Monday, August 23, 2010

Latest "project"

I mentioned before that I was working like crazy to get the kids' school curricula ready for them. This entails finding activities in each subject to supplement the Head of the Class curriculum they are signed up for because I find Head of the Class to be a nice seed, but not a complete, fulfilling curriculum. But it's free and I love the interface--and they let me put other activities from around the web into their interface. Anything that has a website or a download link can be inserted, so I've been digging for web activities, interactives, interviews, lessons, and .pdfs to add to what Head of the Class provides.

It's a fun search, but doing it for 5 kids is a little overwhelming.
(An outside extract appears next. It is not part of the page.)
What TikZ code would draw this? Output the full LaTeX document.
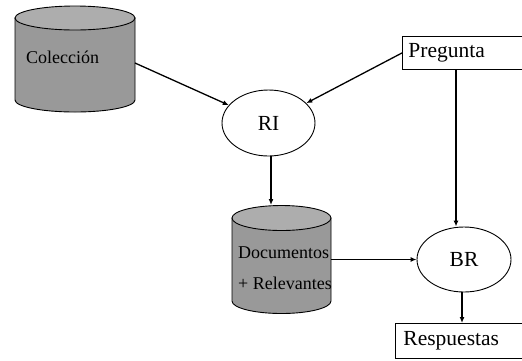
\documentclass[tikz,border=0pt]{standalone}
\usepackage{fontspec}
\setmainfont{Liberation Serif}
\usetikzlibrary{shapes.geometric,arrows.meta,calc}
\definecolor{cylbody}{gray}{0.60}
\definecolor{cyltop}{gray}{0.68}
\begin{document}
\begin{tikzpicture}[x=1pt,y=-1pt,
  big/.style={font=\fontsize{21.5}{24}\selectfont},
  small/.style={font=\fontsize{18}{21}\selectfont},
  oval/.style={draw,line width=0.9pt,ellipse,inner sep=0pt,big},
  box/.style={draw,line width=0.9pt,rectangle,inner sep=0pt,big,anchor=north west},
  conn/.style={line width=1.3pt,-{Latex[length=6pt,width=5pt]}},
  cylline/.style={draw=black,line width=0.9pt}
]
\useasboundingbox (0,0) rectangle (522,360);
% Coleccion cylinder
\path[fill=cylbody,cylline] (15,18) -- (15,100) arc[start angle=180,end angle=360,x radius=60,y radius=-12] -- (135,18) -- cycle;
\draw[fill=cyltop,line width=0.9pt] (75,18) ellipse[x radius=60,y radius=12];
\node[small,anchor=base west,inner sep=0pt] (col) at (26,63) {Colección};
\coordinate (col-e) at (135,63);
% Documentos cylinder
\path[fill=cylbody,cylline] (232,218) -- (232,301) arc[start angle=180,end angle=360,x radius=49.5,y radius=-12.5] -- (331,218) -- cycle;
\draw[fill=cyltop,line width=0.9pt] (281.5,218) ellipse[x radius=49.5,y radius=12.5];
\node[small,anchor=base west,inner sep=0pt] (doc1) at (238,258) {Documentos};
\node[small,anchor=base west,inner sep=0pt] (doc2) at (238,289) {+ Relevantes};
\coordinate (doc-top) at (271,205);
\coordinate (doc-e) at (331,259.5);
% ellipses
\node[oval,minimum width=93pt,minimum height=66pt] (RI) at (268.5,123) {RI};
\node[oval,minimum width=94pt,minimum height=65pt] (BR) at (464,259.5) {BR};
% boxes
\node[box,minimum width=115pt,minimum height=33pt,text width=109pt,inner xsep=6pt,align=left] (preg) at (402,36) {Pregunta};
\node[box,minimum width=125pt,minimum height=35pt,text width=117pt,inner xsep=8pt,align=left] (resp) at (395,323) {Respuestas};
\coordinate (preg-s) at (456,69);
% connectors
\draw[conn] (col-e) -- (RI);
\draw[conn] (preg.west) -- (RI);
\draw[conn] (preg-s) -- (preg-s |- BR.north);
\draw[conn] (RI.south -| doc-top) -- (doc-top);
\draw[conn] (doc-e) -- (BR.west);
\draw[conn] (BR.south -| 462,0) -- (resp.north -| 462,0);
\end{tikzpicture}
\end{document}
Especially since I keep finding things that really fit into other years of my master plan, so I've also been filling out 1st and 3rd grade extensively (and I don't have anyone in those grade) 5th grade pretty heavily, and 6-8 lightly (and I don't have anyone those ages yet!).

The search has been really interesting, and has resulted, I think, in learning materials that are more appropriate for gifted kids than the usual options (either the material is too easy by far and too repetitive by far but appropriately entertaining, or the material is intellectually stimulating but not really high interest and fun).  For example, Anda's biology curriculum, as it's coming together, consists of core lessons from AP Biology on Hippocampus surrounded by coloring sheets, art projects, kiddie animal music videos, interviews with biologists, outdoor experiences, videos from Bill Nye, materials from Mythbusters, cut-and-glue worksheets, and other more traditional materials pulled from the entire K-12 spectrum. So, for example, she'll read a passage from a college-level textbook about animal adaptation, and then watch a video of a picture book of camouflage, do an interactive activity about tide pool animals versus coral reef animals, play a "find the camouflaged animal" interactive designed for 8th graders, watch a clip of a National Geographic movie on animal adaptation, and then color a picture or create a wall mural or puppets from cut-outs.  By collecting materials from the whole range, we can stimulate both her brain and her interest and keep the learning fun without making it boring.

And I'm doing that for 5 kids, covering 2 different preschools (one for kids who can't get control a pen well or click-and-drag and one that is really kindergarten-level, learning to write and do math), Kindergarten (which is really more akin to an average 1st grade), 2nd grade, and 4th grade. Really, none of the years actually resemble what they do in public schools, though. I just find it easier socially and mentally when interacting with the public schools to call them by their age-grades and just make sure the material is actually appropriate for my child.

So it's been fun. And it's been really fun to have the kids gather around and watch me collecting learning experiences for them and have them saying, "Can I do school right now?"